Instruction | Reproduce the lines from the one bearing "Clone this chart in matplotlib." through the one bearing "time = np.linspace(0, 10, 101)", inclusive. Copy them exactly; include no other line.

(Collected data)
__________

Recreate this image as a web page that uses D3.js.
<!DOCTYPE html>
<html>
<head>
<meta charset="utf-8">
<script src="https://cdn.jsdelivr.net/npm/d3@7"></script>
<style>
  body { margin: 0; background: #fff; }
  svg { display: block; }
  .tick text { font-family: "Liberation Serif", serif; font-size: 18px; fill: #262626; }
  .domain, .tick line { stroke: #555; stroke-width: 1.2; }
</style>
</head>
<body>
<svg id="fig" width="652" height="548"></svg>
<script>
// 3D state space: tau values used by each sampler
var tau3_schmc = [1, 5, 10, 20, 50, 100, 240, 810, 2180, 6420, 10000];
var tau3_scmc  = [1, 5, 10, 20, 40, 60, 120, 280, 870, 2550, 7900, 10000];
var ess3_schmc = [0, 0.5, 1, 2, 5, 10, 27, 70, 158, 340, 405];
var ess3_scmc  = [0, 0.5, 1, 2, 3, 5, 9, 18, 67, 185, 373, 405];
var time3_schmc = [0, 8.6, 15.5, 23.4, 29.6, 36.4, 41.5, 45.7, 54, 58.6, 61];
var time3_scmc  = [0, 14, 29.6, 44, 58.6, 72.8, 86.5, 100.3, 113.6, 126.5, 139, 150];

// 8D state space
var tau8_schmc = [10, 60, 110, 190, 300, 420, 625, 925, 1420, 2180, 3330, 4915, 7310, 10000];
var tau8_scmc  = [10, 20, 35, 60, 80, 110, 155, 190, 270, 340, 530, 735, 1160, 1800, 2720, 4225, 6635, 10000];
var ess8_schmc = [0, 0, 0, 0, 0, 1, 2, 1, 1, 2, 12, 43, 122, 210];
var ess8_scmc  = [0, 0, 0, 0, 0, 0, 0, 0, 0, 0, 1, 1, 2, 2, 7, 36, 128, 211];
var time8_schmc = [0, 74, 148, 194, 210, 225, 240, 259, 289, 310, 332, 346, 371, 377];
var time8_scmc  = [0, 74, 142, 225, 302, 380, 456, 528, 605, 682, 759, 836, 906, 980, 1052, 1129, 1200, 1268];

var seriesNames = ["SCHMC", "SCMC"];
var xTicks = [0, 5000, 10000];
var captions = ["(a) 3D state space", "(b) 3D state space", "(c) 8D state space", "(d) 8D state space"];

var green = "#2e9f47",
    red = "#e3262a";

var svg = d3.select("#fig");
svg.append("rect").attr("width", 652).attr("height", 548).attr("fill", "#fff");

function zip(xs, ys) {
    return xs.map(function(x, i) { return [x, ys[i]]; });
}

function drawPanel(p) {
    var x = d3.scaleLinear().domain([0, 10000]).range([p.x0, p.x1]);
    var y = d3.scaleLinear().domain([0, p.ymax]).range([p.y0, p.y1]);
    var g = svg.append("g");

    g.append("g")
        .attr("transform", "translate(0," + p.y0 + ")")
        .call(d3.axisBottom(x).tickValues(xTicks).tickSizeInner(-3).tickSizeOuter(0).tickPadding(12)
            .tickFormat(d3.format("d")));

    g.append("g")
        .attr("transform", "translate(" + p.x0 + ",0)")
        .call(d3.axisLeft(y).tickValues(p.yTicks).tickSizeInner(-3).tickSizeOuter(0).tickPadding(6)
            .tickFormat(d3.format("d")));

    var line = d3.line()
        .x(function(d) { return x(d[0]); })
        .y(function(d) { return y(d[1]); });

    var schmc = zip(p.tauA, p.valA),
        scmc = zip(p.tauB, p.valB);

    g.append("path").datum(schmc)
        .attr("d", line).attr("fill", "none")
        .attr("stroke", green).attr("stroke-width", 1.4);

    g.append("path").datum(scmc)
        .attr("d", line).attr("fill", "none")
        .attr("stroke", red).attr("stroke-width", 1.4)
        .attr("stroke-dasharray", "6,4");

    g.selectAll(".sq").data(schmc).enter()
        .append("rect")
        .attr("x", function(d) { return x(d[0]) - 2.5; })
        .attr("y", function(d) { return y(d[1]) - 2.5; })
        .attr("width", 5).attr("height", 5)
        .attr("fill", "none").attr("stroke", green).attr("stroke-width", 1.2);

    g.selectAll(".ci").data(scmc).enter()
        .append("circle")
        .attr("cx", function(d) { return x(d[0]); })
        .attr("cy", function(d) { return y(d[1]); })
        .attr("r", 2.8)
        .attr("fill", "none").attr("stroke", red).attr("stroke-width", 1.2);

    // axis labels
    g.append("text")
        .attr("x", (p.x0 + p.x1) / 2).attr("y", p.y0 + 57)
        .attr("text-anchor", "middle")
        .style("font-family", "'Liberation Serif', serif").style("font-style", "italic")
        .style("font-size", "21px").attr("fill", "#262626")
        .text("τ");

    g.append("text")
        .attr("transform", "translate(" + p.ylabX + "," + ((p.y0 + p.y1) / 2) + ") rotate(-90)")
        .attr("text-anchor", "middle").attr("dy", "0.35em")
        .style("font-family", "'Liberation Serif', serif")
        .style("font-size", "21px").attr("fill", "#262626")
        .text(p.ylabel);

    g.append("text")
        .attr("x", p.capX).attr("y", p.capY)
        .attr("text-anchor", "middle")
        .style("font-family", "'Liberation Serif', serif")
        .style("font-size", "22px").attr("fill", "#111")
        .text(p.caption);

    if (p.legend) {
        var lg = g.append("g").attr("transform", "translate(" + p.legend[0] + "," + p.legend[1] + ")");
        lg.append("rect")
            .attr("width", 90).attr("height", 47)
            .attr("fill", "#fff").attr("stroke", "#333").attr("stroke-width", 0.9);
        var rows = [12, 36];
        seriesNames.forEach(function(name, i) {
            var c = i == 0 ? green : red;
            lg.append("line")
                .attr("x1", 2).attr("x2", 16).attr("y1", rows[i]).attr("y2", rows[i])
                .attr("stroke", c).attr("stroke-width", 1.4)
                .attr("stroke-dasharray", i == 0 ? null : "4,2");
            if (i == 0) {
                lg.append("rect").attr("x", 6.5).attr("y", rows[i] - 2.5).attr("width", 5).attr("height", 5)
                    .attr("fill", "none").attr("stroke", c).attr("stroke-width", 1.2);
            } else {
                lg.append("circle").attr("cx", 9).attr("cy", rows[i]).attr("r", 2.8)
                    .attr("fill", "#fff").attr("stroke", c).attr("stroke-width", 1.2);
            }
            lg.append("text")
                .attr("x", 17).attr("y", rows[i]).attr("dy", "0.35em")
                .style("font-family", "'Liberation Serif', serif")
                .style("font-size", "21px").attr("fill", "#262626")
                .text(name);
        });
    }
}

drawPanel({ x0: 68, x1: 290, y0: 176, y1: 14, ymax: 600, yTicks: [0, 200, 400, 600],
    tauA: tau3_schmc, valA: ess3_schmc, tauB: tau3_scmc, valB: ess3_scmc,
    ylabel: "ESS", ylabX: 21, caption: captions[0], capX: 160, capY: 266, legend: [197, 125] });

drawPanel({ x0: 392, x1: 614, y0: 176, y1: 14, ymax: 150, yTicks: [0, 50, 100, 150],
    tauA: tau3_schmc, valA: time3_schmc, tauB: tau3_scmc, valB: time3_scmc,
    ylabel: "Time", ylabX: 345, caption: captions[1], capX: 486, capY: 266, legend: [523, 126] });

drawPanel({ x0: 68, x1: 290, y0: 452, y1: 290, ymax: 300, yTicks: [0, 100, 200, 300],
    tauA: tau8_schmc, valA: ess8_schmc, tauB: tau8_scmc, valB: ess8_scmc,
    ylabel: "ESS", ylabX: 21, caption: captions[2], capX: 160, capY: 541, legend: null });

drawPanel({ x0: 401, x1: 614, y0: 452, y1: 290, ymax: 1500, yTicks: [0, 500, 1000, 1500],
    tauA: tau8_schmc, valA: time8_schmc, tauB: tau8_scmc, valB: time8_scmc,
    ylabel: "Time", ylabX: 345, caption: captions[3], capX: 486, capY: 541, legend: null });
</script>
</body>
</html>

__________

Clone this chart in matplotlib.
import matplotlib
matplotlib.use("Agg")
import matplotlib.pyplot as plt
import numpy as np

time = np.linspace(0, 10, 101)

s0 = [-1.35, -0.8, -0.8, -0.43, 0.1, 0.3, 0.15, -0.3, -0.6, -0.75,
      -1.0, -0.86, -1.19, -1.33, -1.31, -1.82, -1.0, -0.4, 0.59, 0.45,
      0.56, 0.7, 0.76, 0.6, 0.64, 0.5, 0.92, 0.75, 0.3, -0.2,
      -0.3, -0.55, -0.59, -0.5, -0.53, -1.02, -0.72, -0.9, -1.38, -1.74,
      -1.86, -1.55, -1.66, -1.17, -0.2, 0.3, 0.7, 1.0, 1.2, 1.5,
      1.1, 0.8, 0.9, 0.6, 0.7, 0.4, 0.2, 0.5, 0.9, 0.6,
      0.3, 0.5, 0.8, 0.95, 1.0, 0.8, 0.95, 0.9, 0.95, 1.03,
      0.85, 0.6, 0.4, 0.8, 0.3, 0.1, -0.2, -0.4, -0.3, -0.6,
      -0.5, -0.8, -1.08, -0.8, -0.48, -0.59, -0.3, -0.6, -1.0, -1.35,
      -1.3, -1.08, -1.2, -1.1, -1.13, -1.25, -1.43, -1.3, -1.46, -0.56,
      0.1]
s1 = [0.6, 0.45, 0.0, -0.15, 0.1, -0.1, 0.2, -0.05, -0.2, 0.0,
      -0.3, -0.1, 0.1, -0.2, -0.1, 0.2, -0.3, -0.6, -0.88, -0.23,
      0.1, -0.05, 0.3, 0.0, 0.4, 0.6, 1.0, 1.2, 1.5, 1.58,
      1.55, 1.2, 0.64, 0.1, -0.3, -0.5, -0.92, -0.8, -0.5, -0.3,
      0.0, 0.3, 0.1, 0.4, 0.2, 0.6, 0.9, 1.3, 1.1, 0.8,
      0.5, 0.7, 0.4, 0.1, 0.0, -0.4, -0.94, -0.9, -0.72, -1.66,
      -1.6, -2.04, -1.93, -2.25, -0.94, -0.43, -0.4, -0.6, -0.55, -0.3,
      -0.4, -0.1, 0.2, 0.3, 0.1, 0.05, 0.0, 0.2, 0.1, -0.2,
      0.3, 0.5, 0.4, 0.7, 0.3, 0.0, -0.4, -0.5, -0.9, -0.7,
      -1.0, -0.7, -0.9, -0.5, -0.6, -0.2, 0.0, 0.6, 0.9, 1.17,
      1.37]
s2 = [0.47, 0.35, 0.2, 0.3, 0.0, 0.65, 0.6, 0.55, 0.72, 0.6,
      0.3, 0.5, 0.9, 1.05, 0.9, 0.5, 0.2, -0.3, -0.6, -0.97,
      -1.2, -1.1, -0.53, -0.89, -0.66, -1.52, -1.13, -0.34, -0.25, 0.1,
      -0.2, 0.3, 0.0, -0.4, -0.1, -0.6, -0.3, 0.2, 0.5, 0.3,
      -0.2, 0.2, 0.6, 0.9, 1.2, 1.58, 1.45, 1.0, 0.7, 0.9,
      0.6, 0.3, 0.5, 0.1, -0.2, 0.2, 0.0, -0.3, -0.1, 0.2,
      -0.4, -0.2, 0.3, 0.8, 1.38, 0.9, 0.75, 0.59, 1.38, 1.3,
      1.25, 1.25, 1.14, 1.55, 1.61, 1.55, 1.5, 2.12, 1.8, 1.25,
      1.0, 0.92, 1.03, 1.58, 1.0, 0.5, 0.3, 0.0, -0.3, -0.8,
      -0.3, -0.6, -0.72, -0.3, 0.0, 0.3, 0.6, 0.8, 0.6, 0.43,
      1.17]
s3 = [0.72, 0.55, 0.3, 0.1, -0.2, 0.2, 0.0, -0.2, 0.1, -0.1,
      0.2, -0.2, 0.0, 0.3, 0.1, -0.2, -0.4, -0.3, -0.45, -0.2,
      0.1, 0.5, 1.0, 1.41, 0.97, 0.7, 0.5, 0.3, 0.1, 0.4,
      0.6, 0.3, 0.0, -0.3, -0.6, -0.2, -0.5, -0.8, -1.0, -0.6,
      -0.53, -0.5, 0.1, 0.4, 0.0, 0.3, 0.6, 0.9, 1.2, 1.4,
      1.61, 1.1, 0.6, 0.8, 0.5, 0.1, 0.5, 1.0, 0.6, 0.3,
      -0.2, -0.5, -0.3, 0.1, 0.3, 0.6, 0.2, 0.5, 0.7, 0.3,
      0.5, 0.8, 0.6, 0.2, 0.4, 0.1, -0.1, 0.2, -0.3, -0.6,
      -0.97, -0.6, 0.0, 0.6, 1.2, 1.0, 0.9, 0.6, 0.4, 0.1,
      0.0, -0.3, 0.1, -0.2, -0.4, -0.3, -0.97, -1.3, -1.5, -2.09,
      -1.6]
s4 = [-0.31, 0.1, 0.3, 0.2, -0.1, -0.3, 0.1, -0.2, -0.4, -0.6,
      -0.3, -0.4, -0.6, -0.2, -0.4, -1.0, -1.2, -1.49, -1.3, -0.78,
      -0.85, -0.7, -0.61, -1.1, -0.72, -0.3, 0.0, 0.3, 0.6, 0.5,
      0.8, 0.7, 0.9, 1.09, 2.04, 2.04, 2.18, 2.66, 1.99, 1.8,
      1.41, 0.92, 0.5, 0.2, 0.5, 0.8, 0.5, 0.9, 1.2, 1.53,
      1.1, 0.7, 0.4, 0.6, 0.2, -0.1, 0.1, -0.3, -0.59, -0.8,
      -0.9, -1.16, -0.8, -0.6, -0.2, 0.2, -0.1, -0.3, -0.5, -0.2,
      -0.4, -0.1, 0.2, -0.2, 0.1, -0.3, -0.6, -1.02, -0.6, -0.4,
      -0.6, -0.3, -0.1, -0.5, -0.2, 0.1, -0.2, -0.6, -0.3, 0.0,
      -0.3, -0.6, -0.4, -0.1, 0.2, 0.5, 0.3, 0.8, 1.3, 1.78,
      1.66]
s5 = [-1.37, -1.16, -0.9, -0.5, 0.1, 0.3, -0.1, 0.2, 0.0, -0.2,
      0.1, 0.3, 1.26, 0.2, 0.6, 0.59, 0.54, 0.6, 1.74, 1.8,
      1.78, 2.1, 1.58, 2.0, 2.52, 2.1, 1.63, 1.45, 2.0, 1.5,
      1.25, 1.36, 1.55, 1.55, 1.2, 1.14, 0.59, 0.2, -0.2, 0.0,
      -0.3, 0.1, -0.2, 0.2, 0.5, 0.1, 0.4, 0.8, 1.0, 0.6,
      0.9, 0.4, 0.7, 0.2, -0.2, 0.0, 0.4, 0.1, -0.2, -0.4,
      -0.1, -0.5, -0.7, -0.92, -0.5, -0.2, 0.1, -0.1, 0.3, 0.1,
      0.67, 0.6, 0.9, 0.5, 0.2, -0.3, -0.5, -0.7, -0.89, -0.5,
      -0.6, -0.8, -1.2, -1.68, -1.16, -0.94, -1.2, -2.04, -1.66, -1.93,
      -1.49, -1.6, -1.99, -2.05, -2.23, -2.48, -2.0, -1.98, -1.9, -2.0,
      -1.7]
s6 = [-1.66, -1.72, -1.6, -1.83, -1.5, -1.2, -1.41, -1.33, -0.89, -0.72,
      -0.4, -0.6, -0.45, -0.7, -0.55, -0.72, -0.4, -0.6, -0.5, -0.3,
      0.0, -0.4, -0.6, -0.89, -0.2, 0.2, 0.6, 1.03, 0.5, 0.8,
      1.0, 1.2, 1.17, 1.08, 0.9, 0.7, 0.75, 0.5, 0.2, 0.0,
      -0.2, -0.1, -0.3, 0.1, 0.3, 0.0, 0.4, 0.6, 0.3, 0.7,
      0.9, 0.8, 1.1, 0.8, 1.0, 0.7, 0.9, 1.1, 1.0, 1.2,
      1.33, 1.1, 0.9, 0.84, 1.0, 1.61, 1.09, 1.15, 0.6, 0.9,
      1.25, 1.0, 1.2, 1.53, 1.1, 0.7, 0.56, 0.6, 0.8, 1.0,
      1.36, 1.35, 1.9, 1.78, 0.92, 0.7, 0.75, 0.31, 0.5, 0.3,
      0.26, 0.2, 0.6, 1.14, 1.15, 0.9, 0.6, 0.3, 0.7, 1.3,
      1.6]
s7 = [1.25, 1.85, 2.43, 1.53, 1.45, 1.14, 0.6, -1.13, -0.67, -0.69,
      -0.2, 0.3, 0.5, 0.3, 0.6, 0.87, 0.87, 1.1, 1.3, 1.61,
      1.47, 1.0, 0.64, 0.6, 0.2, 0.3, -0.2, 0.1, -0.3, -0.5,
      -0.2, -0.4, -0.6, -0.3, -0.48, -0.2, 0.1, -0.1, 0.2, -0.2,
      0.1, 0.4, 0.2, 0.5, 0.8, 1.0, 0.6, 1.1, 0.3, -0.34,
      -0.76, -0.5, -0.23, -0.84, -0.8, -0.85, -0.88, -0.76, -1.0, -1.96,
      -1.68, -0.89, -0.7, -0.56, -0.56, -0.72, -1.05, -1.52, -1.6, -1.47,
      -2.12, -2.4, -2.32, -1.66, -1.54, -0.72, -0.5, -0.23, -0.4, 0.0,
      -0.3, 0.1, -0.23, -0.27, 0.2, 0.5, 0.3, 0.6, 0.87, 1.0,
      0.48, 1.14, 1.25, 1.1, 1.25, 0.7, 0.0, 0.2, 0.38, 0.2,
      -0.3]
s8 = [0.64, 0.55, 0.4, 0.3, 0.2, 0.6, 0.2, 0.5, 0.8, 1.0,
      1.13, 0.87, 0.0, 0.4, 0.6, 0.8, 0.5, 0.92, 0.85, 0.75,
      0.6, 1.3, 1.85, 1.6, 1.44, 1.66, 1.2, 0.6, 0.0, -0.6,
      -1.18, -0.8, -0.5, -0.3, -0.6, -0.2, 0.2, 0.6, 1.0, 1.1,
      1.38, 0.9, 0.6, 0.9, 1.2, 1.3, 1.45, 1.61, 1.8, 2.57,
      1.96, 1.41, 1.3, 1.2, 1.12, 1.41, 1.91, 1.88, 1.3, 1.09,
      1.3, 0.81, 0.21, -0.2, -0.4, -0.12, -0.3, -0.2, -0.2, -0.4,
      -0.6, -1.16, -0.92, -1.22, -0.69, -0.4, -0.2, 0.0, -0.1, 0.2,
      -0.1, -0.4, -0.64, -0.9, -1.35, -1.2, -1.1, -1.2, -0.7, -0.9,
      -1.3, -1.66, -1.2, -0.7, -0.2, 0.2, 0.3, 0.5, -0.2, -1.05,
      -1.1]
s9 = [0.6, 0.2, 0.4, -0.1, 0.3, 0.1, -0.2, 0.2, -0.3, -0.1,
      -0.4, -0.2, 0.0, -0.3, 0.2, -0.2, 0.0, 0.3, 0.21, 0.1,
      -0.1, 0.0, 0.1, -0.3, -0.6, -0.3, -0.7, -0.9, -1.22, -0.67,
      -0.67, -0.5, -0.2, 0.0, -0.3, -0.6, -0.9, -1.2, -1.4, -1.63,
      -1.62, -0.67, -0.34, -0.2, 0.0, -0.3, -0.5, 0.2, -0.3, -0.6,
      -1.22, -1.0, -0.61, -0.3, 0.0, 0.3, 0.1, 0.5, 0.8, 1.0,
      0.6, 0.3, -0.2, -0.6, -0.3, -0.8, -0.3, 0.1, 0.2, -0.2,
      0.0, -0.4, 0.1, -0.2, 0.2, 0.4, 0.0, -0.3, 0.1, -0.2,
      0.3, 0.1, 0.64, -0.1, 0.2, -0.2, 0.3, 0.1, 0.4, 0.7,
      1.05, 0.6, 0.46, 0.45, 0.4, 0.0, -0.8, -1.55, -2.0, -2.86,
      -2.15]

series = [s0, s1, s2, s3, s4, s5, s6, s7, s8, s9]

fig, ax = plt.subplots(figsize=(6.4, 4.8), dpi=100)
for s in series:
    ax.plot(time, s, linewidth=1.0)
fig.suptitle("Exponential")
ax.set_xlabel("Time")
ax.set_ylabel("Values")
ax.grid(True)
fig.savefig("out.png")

__________

Written response |
Clone this chart in matplotlib.
import matplotlib
matplotlib.use("Agg")
import matplotlib.pyplot as plt
import numpy as np

time = np.linspace(0, 10, 101)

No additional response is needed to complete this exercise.